## Dataset section:
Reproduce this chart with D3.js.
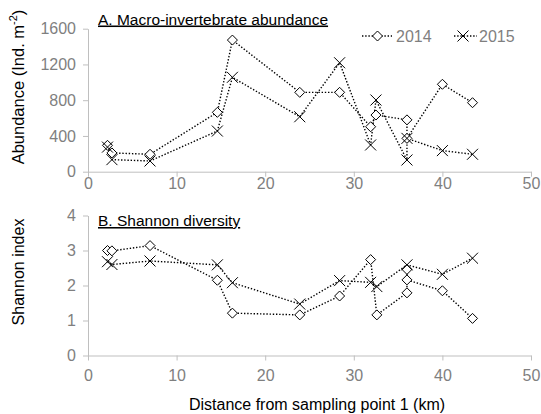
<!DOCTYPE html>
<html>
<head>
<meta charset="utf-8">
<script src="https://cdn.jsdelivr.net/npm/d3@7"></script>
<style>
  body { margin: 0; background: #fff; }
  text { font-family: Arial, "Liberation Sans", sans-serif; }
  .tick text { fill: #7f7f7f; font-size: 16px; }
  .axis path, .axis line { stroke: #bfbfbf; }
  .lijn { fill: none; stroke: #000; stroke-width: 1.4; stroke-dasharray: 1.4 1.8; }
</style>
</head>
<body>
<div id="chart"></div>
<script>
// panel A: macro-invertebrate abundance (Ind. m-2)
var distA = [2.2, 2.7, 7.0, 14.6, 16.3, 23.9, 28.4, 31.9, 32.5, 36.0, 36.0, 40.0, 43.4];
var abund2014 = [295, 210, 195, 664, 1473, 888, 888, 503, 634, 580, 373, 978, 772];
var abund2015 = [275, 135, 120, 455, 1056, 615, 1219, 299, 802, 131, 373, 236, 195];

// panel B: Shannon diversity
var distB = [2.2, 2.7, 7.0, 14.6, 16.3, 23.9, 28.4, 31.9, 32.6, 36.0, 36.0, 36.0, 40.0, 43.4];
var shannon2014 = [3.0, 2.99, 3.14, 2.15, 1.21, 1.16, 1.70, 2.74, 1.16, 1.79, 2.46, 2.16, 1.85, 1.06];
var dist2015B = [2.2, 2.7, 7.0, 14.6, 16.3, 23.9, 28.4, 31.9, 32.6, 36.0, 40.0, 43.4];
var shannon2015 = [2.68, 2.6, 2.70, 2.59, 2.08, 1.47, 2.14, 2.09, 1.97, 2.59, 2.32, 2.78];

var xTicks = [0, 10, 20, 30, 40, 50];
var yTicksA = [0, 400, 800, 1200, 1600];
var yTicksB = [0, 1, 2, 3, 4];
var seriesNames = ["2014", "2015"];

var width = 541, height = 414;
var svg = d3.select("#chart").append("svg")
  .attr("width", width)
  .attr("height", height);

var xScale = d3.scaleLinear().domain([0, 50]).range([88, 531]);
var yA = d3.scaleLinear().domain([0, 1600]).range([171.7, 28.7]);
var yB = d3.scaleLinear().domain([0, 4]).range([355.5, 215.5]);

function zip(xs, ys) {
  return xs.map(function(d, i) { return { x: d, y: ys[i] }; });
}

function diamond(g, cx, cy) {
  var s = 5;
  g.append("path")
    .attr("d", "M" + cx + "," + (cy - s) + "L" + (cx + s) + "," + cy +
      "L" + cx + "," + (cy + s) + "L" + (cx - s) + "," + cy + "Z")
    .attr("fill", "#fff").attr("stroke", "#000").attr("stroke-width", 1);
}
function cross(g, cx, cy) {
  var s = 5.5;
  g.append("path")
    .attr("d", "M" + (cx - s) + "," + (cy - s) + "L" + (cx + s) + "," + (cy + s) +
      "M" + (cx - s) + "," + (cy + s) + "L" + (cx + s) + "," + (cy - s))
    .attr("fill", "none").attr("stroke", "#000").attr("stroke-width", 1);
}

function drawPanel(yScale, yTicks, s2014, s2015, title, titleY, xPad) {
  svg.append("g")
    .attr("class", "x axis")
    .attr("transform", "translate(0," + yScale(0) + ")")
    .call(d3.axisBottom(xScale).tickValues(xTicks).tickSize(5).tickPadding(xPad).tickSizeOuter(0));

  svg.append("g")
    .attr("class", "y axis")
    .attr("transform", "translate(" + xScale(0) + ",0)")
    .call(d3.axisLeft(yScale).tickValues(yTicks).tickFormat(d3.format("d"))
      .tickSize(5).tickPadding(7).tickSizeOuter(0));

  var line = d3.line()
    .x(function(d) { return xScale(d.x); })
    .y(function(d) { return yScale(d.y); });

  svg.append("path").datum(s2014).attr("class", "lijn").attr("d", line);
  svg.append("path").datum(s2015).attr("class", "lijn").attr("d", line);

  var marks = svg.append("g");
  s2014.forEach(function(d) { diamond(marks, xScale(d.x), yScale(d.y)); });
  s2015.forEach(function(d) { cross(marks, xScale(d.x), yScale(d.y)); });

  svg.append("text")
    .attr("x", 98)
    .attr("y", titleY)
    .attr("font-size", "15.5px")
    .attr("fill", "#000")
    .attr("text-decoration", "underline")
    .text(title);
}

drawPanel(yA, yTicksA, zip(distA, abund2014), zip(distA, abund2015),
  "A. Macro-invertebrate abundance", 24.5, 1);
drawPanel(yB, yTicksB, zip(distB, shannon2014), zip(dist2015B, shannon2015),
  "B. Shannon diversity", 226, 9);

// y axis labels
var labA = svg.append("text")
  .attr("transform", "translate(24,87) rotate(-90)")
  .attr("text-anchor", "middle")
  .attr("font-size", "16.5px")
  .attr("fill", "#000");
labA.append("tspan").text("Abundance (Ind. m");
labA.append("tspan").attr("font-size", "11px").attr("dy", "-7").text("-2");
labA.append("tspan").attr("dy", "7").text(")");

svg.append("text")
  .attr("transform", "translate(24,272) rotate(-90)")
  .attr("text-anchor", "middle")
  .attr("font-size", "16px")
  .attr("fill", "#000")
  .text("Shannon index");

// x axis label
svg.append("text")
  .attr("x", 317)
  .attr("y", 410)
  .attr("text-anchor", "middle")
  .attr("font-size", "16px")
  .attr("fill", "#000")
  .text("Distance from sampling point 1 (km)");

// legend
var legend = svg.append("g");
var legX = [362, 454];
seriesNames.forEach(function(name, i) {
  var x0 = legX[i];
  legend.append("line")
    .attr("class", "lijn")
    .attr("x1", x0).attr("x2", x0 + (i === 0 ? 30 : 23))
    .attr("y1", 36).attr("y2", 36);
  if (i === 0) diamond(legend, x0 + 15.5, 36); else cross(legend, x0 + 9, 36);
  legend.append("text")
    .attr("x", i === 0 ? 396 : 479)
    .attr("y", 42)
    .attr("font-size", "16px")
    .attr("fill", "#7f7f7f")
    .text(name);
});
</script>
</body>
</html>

## Direction:
Set down the material above as is, without any pictures.

## Expected answer:
Reproduce this chart with D3.js.
<!DOCTYPE html>
<html>
<head>
<meta charset="utf-8">
<script src="https://cdn.jsdelivr.net/npm/d3@7"></script>
<style>
  body { margin: 0; background: #fff; }
  text { font-family: Arial, "Liberation Sans", sans-serif; }
  .tick text { fill: #7f7f7f; font-size: 16px; }
  .axis path, .axis line { stroke: #bfbfbf; }
  .lijn { fill: none; stroke: #000; stroke-width: 1.4; stroke-dasharray: 1.4 1.8; }
</style>
</head>
<body>
<div id="chart"></div>
<script>
// panel A: macro-invertebrate abundance (Ind. m-2)
var distA = [2.2, 2.7, 7.0, 14.6, 16.3, 23.9, 28.4, 31.9, 32.5, 36.0, 36.0, 40.0, 43.4];
var abund2014 = [295, 210, 195, 664, 1473, 888, 888, 503, 634, 580, 373, 978, 772];
var abund2015 = [275, 135, 120, 455, 1056, 615, 1219, 299, 802, 131, 373, 236, 195];

// panel B: Shannon diversity
var distB = [2.2, 2.7, 7.0, 14.6, 16.3, 23.9, 28.4, 31.9, 32.6, 36.0, 36.0, 36.0, 40.0, 43.4];
var shannon2014 = [3.0, 2.99, 3.14, 2.15, 1.21, 1.16, 1.70, 2.74, 1.16, 1.79, 2.46, 2.16, 1.85, 1.06];
var dist2015B = [2.2, 2.7, 7.0, 14.6, 16.3, 23.9, 28.4, 31.9, 32.6, 36.0, 40.0, 43.4];
var shannon2015 = [2.68, 2.6, 2.70, 2.59, 2.08, 1.47, 2.14, 2.09, 1.97, 2.59, 2.32, 2.78];

var xTicks = [0, 10, 20, 30, 40, 50];
var yTicksA = [0, 400, 800, 1200, 1600];
var yTicksB = [0, 1, 2, 3, 4];
var seriesNames = ["2014", "2015"];

var width = 541, height = 414;
var svg = d3.select("#chart").append("svg")
  .attr("width", width)
  .attr("height", height);

var xScale = d3.scaleLinear().domain([0, 50]).range([88, 531]);
var yA = d3.scaleLinear().domain([0, 1600]).range([171.7, 28.7]);
var yB = d3.scaleLinear().domain([0, 4]).range([355.5, 215.5]);

function zip(xs, ys) {
  return xs.map(function(d, i) { return { x: d, y: ys[i] }; });
}

function diamond(g, cx, cy) {
  var s = 5;
  g.append("path")
    .attr("d", "M" + cx + "," + (cy - s) + "L" + (cx + s) + "," + cy +
      "L" + cx + "," + (cy + s) + "L" + (cx - s) + "," + cy + "Z")
    .attr("fill", "#fff").attr("stroke", "#000").attr("stroke-width", 1);
}
function cross(g, cx, cy) {
  var s = 5.5;
  g.append("path")
    .attr("d", "M" + (cx - s) + "," + (cy - s) + "L" + (cx + s) + "," + (cy + s) +
      "M" + (cx - s) + "," + (cy + s) + "L" + (cx + s) + "," + (cy - s))
    .attr("fill", "none").attr("stroke", "#000").attr("stroke-width", 1);
}

function drawPanel(yScale, yTicks, s2014, s2015, title, titleY, xPad) {
  svg.append("g")
    .attr("class", "x axis")
    .attr("transform", "translate(0," + yScale(0) + ")")
    .call(d3.axisBottom(xScale).tickValues(xTicks).tickSize(5).tickPadding(xPad).tickSizeOuter(0));

  svg.append("g")
    .attr("class", "y axis")
    .attr("transform", "translate(" + xScale(0) + ",0)")
    .call(d3.axisLeft(yScale).tickValues(yTicks).tickFormat(d3.format("d"))
      .tickSize(5).tickPadding(7).tickSizeOuter(0));

  var line = d3.line()
    .x(function(d) { return xScale(d.x); })
    .y(function(d) { return yScale(d.y); });

  svg.append("path").datum(s2014).attr("class", "lijn").attr("d", line);
  svg.append("path").datum(s2015).attr("class", "lijn").attr("d", line);

  var marks = svg.append("g");
  s2014.forEach(function(d) { diamond(marks, xScale(d.x), yScale(d.y)); });
  s2015.forEach(function(d) { cross(marks, xScale(d.x), yScale(d.y)); });

  svg.append("text")
    .attr("x", 98)
    .attr("y", titleY)
    .attr("font-size", "15.5px")
    .attr("fill", "#000")
    .attr("text-decoration", "underline")
    .text(title);
}

drawPanel(yA, yTicksA, zip(distA, abund2014), zip(distA, abund2015),
  "A. Macro-invertebrate abundance", 24.5, 1);
drawPanel(yB, yTicksB, zip(distB, shannon2014), zip(dist2015B, shannon2015),
  "B. Shannon diversity", 226, 9);

// y axis labels
var labA = svg.append("text")
  .attr("transform", "translate(24,87) rotate(-90)")
  .attr("text-anchor", "middle")
  .attr("font-size", "16.5px")
  .attr("fill", "#000");
labA.append("tspan").text("Abundance (Ind. m");
labA.append("tspan").attr("font-size", "11px").attr("dy", "-7").text("-2");
labA.append("tspan").attr("dy", "7").text(")");

svg.append("text")
  .attr("transform", "translate(24,272) rotate(-90)")
  .attr("text-anchor", "middle")
  .attr("font-size", "16px")
  .attr("fill", "#000")
  .text("Shannon index");

// x axis label
svg.append("text")
  .attr("x", 317)
  .attr("y", 410)
  .attr("text-anchor", "middle")
  .attr("font-size", "16px")
  .attr("fill", "#000")
  .text("Distance from sampling point 1 (km)");

// legend
var legend = svg.append("g");
var legX = [362, 454];
seriesNames.forEach(function(name, i) {
  var x0 = legX[i];
  legend.append("line")
    .attr("class", "lijn")
    .attr("x1", x0).attr("x2", x0 + (i === 0 ? 30 : 23))
    .attr("y1", 36).attr("y2", 36);
  if (i === 0) diamond(legend, x0 + 15.5, 36); else cross(legend, x0 + 9, 36);
  legend.append("text")
    .attr("x", i === 0 ? 396 : 479)
    .attr("y", 42)
    .attr("font-size", "16px")
    .attr("fill", "#7f7f7f")
    .text(name);
});
</script>
</body>
</html>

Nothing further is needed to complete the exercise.